California moves to claim dormant crypto holdings – What should you expect?
- California’s Assembly has passed a bill to seize unclaimed crypto after three years on custodial platforms
- AB 1180 enables the pilot use of digital currencies for paying state fees and transactions
In a unanimous 69-0 vote, the California State Assembly has advanced Assembly Bill (AB) 1052, a proposed law that would authorize the state to seize unclaimed digital assets, including Bitcoin [BTC], if left untouched for three years.
The legislation marks a significant step towards incorporating cryptocurrencies into existing unclaimed property laws, treating them similarly to abandoned bank accounts or uncollected tax refunds.
With the bill now heading to the Senate for consideration, the move has sparked debate over government control and digital asset rights. It also raises questions about how states will handle dormant crypto holdings in the future.
What is AB 1052 all about?
Introduced by Democratic lawmaker Avelino Valencia, the Bill 1052 aims to modernize California’s approach to unclaimed property by explicitly including digital assets like cryptocurrencies, virtual currencies, and other blockchain-based holdings.
It treats these assets the same as traditional ones, such as dormant bank accounts and safe deposit boxes.
Hence, if the legislature passes the law, the state will have the authority to seize digital assets left unclaimed on centralized exchanges for three years, while also allowing the original owners to reclaim them later.
Earlier drafts of the bill addressed self-custodied crypto wallets, but lawmakers removed those provisions – Narrowing the focus exclusively to custodial platforms.

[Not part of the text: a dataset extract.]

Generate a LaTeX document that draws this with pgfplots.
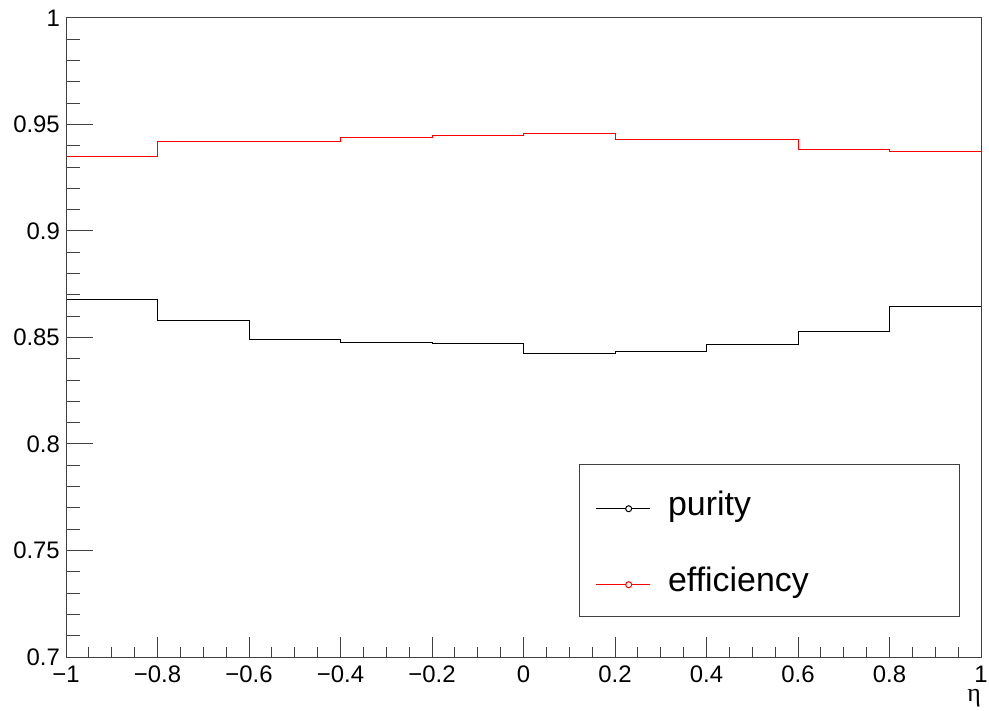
\documentclass[border=0pt]{standalone}
\usepackage{fontspec}
\setmainfont{Liberation Sans}
\newfontfamily\greekserif{Liberation Serif}
\usepackage{pgfplots}
\pgfplotsset{compat=1.18}
\definecolor{rootred}{RGB}{255,0,0}
\begin{document}
\begin{tikzpicture}
\begin{axis}[
  name=main,
  at={(0,0)}, anchor=south west,
  scale only axis, width=915bp, height=639bp,
  xmin=-1, xmax=1, ymin=0.7, ymax=1,
  axis line style={black!75, line width=1bp},
  xtick=\empty,
  ytick={0.7,0.75,0.8,0.85,0.9,0.95,1},
  yticklabels={0.7,0.75,0.8,0.85,0.9,0.95,1},
  minor y tick num=4,
  ytick pos=left,
  tick align=inside,
  major tick length=27bp, minor tick length=14bp,
  tick style={black!75, line width=1bp},
  yticklabel style={font=\fontsize{24}{24}\selectfont, inner sep=0pt, anchor=east, xshift=-6bp},
  legend style={draw=none, fill=none, at={(0.5781,0.2535)}, anchor=north west,
    inner sep=0pt, row sep=49bp, column sep=18bp,
    font=\fontsize{34}{34}\selectfont,
    nodes={inner sep=0pt, text height=20bp, text depth=7bp}},
  legend cell align=left,
  legend image code/.code={
    \draw[#1, mark=none] (0bp,0bp) -- (54bp,0bp);
    \draw[#1, mark=none, fill=white] (33bp,0bp) circle (3bp);
  },
]
\addplot[const plot, black, line width=1bp] coordinates {
  (-1,0.8680) (-0.8,0.8581) (-0.6,0.8492) (-0.4,0.8477) (-0.2,0.8474)
  (0,0.8427) (0.2,0.8432) (0.4,0.8469) (0.6,0.8529) (0.8,0.8646) (1,0.8646)
};
\addlegendentry{purity}
\addplot[const plot, rootred, line width=1bp] coordinates {
  (-1,0.9352) (-0.8,0.9421) (-0.6,0.9421) (-0.4,0.9437) (-0.2,0.9450)
  (0,0.9456) (0.2,0.9431) (0.4,0.9431) (0.6,0.9384) (0.8,0.9371) (1,0.9371)
};
\addlegendentry{efficiency}
\draw[black!75, line width=1bp] (rel axis cs:0.5617,0.0626) rectangle (rel axis cs:0.976,0.3005);
\end{axis}
\begin{axis}[
  at={(main.south west)}, anchor=south west,
  scale only axis, width=915bp, height=639bp,
  xmin=-1, xmax=1, ymin=0.7, ymax=1,
  axis line style={black!75, line width=1bp},
  ytick=\empty,
  xtick={-1,-0.8,-0.6,-0.4,-0.2,0,0.2,0.4,0.6,0.8,1},
  xticklabels={−1,−0.8,−0.6,−0.4,−0.2,0,0.2,0.4,0.6,0.8,1},
  minor x tick num=3,
  xtick pos=lower,
  tick align=inside,
  major tick length=20bp, minor tick length=10bp,
  tick style={black!75, line width=1bp},
  xticklabel style={font=\fontsize{24}{24}\selectfont, inner sep=0pt, anchor=north, yshift=-9bp},
  xlabel={\greekserif η},
  xlabel style={at={(rel axis cs:1,0)}, anchor=north east, inner sep=0pt, yshift=-32bp, font=\fontsize{26}{26}\selectfont},
]
\end{axis}
\pgfresetboundingbox
\path (main.south west) ++(-66bp,-54bp) rectangle ++(989bp,711bp);
\end{tikzpicture}
\end{document}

Mixed reactions to the bill
Supporters say the bill creates a fair system by having custodians safeguard unclaimed cryptocurrencies like Bitcoin, instead of liquidating them. This, they say, will give rightful owners a chance to reclaim their holdings without incurring financial losses.

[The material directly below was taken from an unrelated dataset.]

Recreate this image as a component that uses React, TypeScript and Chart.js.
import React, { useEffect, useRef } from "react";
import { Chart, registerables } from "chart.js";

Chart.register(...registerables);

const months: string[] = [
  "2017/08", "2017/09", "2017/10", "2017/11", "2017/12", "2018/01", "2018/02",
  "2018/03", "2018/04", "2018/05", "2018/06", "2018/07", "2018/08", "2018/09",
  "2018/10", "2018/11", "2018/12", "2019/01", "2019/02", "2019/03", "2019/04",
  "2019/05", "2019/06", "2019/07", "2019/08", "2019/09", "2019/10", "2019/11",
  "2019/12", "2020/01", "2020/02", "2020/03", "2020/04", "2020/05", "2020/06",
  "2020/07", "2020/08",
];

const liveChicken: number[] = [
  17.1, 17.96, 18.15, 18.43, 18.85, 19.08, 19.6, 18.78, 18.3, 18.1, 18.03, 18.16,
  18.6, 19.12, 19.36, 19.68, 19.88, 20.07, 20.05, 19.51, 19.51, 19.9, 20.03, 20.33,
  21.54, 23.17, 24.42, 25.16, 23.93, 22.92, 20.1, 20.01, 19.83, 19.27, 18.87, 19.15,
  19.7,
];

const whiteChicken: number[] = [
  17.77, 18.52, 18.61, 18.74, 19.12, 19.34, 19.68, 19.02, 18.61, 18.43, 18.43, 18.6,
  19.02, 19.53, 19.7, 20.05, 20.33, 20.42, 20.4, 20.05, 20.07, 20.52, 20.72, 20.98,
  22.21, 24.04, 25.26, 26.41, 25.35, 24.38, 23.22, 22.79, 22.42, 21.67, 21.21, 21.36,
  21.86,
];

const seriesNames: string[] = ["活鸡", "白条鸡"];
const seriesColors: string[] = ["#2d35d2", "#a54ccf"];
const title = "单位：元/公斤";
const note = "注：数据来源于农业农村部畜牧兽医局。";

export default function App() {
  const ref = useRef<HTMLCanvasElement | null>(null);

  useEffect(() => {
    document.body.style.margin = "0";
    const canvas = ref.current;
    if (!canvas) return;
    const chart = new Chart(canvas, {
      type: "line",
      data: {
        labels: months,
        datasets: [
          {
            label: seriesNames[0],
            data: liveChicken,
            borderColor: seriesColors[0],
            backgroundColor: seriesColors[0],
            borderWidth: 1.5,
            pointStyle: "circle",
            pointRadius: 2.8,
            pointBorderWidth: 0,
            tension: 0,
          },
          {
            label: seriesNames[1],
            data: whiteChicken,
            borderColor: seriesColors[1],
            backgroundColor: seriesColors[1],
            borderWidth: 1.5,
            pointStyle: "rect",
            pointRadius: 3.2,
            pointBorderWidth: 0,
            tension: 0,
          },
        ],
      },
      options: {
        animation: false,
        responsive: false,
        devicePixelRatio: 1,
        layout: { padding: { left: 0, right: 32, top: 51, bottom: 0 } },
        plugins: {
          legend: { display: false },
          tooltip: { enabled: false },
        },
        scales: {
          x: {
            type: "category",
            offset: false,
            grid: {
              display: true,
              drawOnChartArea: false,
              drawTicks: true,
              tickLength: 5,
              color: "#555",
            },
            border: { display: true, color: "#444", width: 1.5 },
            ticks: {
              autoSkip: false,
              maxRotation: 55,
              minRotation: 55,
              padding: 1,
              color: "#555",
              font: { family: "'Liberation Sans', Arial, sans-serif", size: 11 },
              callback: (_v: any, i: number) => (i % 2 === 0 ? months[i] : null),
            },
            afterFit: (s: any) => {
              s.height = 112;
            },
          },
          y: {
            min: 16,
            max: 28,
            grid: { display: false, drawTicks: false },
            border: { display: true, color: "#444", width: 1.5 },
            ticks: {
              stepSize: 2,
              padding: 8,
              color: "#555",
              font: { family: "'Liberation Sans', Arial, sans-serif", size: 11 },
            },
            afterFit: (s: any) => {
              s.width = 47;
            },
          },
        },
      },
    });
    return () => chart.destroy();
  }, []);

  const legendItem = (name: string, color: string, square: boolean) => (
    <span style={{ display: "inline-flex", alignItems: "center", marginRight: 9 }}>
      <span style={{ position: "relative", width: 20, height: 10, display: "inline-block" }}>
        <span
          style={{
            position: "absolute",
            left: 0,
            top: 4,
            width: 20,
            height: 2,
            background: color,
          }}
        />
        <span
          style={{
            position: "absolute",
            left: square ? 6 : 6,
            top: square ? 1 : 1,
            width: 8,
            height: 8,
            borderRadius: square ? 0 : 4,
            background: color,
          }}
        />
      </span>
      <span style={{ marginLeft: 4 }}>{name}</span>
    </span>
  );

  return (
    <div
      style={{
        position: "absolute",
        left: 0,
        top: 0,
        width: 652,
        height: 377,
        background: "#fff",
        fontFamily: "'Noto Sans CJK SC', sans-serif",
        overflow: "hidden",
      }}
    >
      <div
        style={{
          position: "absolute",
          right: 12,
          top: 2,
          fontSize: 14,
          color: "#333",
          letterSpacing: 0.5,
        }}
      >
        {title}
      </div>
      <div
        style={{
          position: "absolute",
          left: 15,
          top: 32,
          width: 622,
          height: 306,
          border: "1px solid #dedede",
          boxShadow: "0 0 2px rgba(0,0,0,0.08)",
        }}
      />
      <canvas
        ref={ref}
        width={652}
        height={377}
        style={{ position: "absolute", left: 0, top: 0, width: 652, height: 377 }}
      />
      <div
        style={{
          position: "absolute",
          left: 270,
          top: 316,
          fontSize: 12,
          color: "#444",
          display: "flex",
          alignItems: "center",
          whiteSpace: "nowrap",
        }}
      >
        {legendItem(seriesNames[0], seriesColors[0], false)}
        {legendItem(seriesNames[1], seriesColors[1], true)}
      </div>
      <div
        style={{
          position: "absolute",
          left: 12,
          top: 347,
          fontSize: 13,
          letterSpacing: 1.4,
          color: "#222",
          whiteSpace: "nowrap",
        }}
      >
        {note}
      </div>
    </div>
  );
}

Meanwhile, critics in the crypto community, especially those who follow the cypherpunk philosophy, see the bill as a threat to privacy and self-sovereignty. These are both principles that lie at the heart of the Bitcoin movement.

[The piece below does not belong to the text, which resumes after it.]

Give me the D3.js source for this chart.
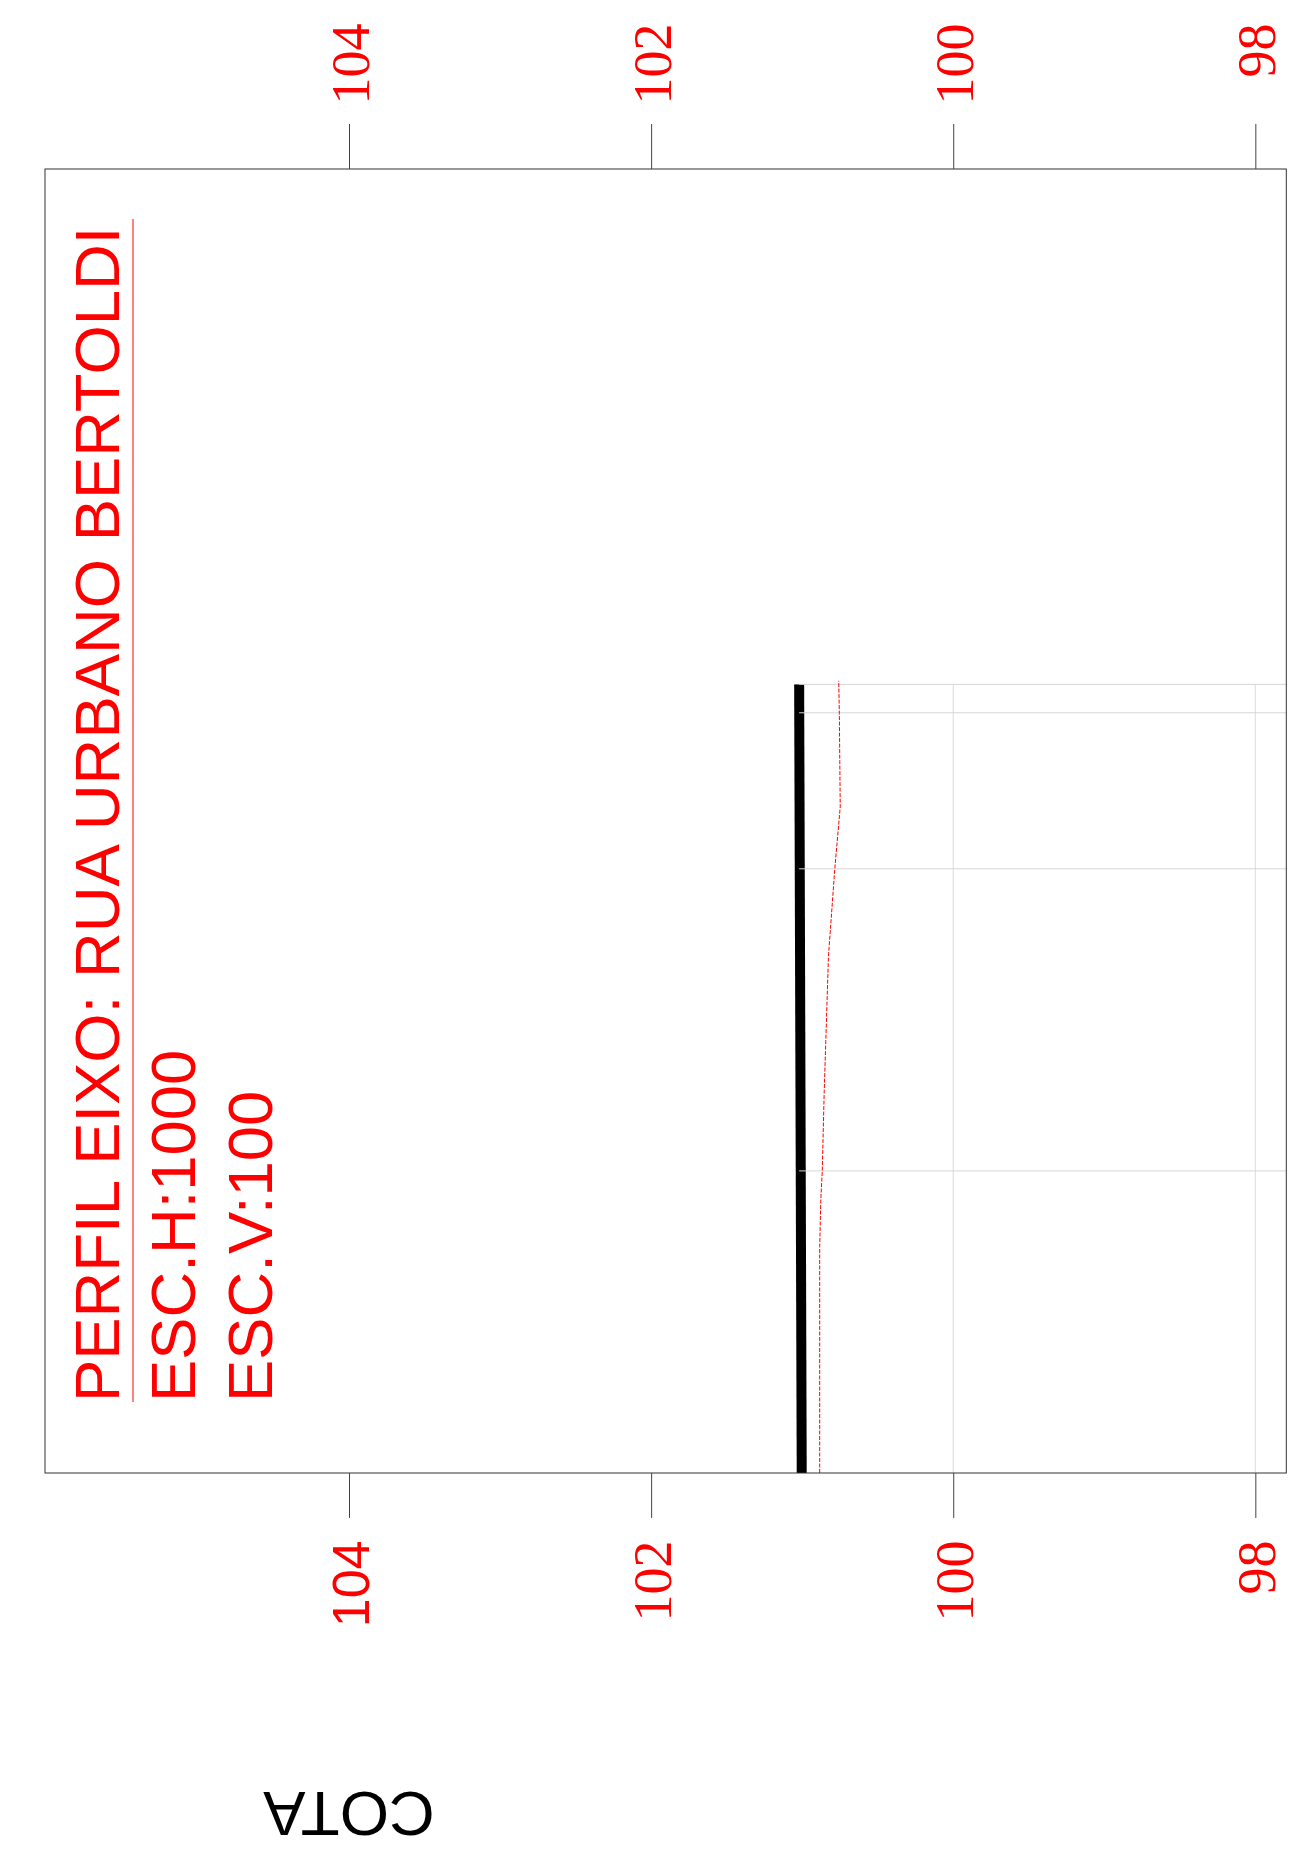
<!DOCTYPE html>
<html>
<head>
<meta charset="utf-8">
<script src="https://cdn.jsdelivr.net/npm/d3@7"></script>
<style>
	html, body { margin: 0; padding: 0; background: #fff; }
	svg { display: block; }
</style>
</head>
<body>
<svg id="chart"></svg>
<script>
const SVG_WIDTH = 1304;
const SVG_HEIGHT = 1850;
const PLOT_LEFT = 45;
const PLOT_RIGHT = 1286.3;
const PLOT_TOP = 169;
const PLOT_BOTTOM = 1473;
const TICK_LEN = 45;
const RED = "#ff0000";
const SANS = "'Liberation Sans', Arial, sans-serif";
const SERIF = "'Liberation Serif', 'Times New Roman', serif";

// texts
const titleLines = ["PERFIL EIXO: RUA URBANO BERTOLDI", "ESC.H:1000", "ESC.V:100"];
const axisTitle = "COTA";

// cota axis (drawn horizontally, page is turned)
const cotaTicks = [104, 102, 100, 98];
const gridCota = [100, 98];
// distance stations (m) with grid lines
const stations = [20, 40, 50.33, 52.21];

// thick black profile
const terrainDist = [0, 52.21];
const terrainCota = [101.003, 101.02];

// red dashed profile
const greideDist = [0, 15, 18, 20, 25.3, 29.1, 34.2, 40, 44.1, 50.3, 52.45];
const greideCota = [100.884, 100.884, 100.877, 100.867, 100.854, 100.842, 100.826, 100.784, 100.748, 100.754, 100.758];

const svg = d3.select("#chart")
	.attr("width", SVG_WIDTH)
	.attr("height", SVG_HEIGHT);

const xScale = d3.scaleLinear()
	.domain([106.0126, 97.795])
	.range([PLOT_LEFT, PLOT_RIGHT]);
const yScale = d3.scaleLinear()
	.domain([0, 86.33])
	.range([PLOT_BOTTOM, PLOT_TOP]);

const lastStation = d3.max(stations);
const gridLeft = xScale(d3.max(terrainCota));

// thick black line
const terrain = terrainDist.map((d, i) => ({dist: d, cota: terrainCota[i]}));
const greide = greideDist.map((d, i) => ({dist: d, cota: greideCota[i]}));
const line = d3.line()
	.x(d => xScale(d.cota))
	.y(d => yScale(d.dist));

// vertical grid lines
svg.append("g").selectAll("line")
	.data(gridCota)
	.enter()
	.append("line")
	.attr("x1", d => xScale(d)).attr("x2", d => xScale(d))
	.attr("y1", yScale(lastStation)).attr("y2", yScale(0))
	.attr("stroke", "#dcdcdc").attr("stroke-width", 1);

svg.append("path")
	.datum(terrain)
	.attr("d", line)
	.attr("fill", "none")
	.attr("stroke", "#000")
	.attr("stroke-width", 10);

// horizontal grid lines (stations), over the black line
svg.append("g").selectAll("line")
	.data(stations)
	.enter()
	.append("line")
	.attr("x1", gridLeft).attr("x2", PLOT_RIGHT)
	.attr("y1", d => yScale(d)).attr("y2", d => yScale(d))
	.attr("stroke", "#d6d6d6").attr("stroke-width", 1);

// red dashed line
svg.append("path")
	.datum(greide)
	.attr("d", line)
	.attr("fill", "none")
	.attr("stroke", RED)
	.attr("stroke-width", 1)
	.attr("stroke-dasharray", "4, 1.5");

// plot frame
svg.append("rect")
	.attr("x", PLOT_LEFT).attr("y", PLOT_TOP)
	.attr("width", PLOT_RIGHT - PLOT_LEFT).attr("height", PLOT_BOTTOM - PLOT_TOP)
	.attr("fill", "none").attr("stroke", "#333").attr("stroke-width", 1);

// axes
const topAxis = svg.append("g")
	.attr("transform", "translate(0," + PLOT_TOP + ")")
	.call(d3.axisTop(xScale).tickValues(cotaTicks).tickSize(TICK_LEN).tickFormat(d3.format("d")));
const bottomAxis = svg.append("g")
	.attr("transform", "translate(0," + PLOT_BOTTOM + ")")
	.call(d3.axisBottom(xScale).tickValues(cotaTicks).tickSize(TICK_LEN).tickFormat(d3.format("d")));

[topAxis, bottomAxis].forEach(function(ax) {
	ax.select(".domain").remove();
	ax.selectAll(".tick line").attr("stroke", "#444").attr("stroke-width", 1);
	ax.selectAll(".tick text")
		.attr("x", 0).attr("y", 0).attr("dy", null)
		.attr("fill", RED)
		.attr("text-anchor", "end")
		.style("font-family", SERIF)
		.style("font-size", "54px");
});
topAxis.selectAll(".tick text")
	.attr("transform", "translate(19," + (23.5 - PLOT_TOP) + ") rotate(-90)");
bottomAxis.selectAll(".tick text")
	.attr("transform", "translate(19," + (1540.5 - PLOT_BOTTOM) + ") rotate(-90)");
// the first label of the lower axis is set in a sans font
bottomAxis.selectAll(".tick text")
	.filter(d => d === cotaTicks[0])
	.style("font-family", SANS)
	.style("font-size", "52px");

// title block
const titleBase = [119, 195, 272];
const titleStart = 1402;
titleLines.forEach(function(t, i) {
	svg.append("text")
		.attr("transform", "translate(" + titleBase[i] + "," + titleStart + ") rotate(-90)")
		.attr("text-anchor", "start")
		.attr("fill", RED)
		.style("font-family", SANS)
		.style("font-size", "63.4px")
		.text(t);
});
const titleNode = svg.select("text:nth-last-of-type(3)");
svg.append("line")
	.attr("x1", 133).attr("x2", 133)
	.attr("y1", titleStart).attr("y2", 219)
	.attr("stroke", RED).attr("stroke-width", 1);

// axis title, upside down
svg.append("text")
	.attr("transform", "translate(349,1792) rotate(180)")
	.attr("text-anchor", "middle")
	.attr("fill", "#000")
	.style("font-family", SANS)
	.style("font-size", "63.4px")
	.text(axisTitle);
</script>
</body>
</html>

However, despite the backlash, proponents insist the fears are overblown and argue the bill simply updates existing escheat laws to match the evolving landscape of financial assets.
California’s back-to-back crypto moves
Here, it’s worth noting that this coincided with the California State Assembly unanimously approving AB 1180 – A forward-looking bill also introduced by Assembly member Avelino Valencia.
This legislation proposes a pilot program that would allow digital currencies to be used for paying certain state fees and transactions.
With this move, California aligns itself with other crypto-progressive states like Wyoming, Florida, Texas, and New Hampshire – All of which are actively shaping digital asset regulations.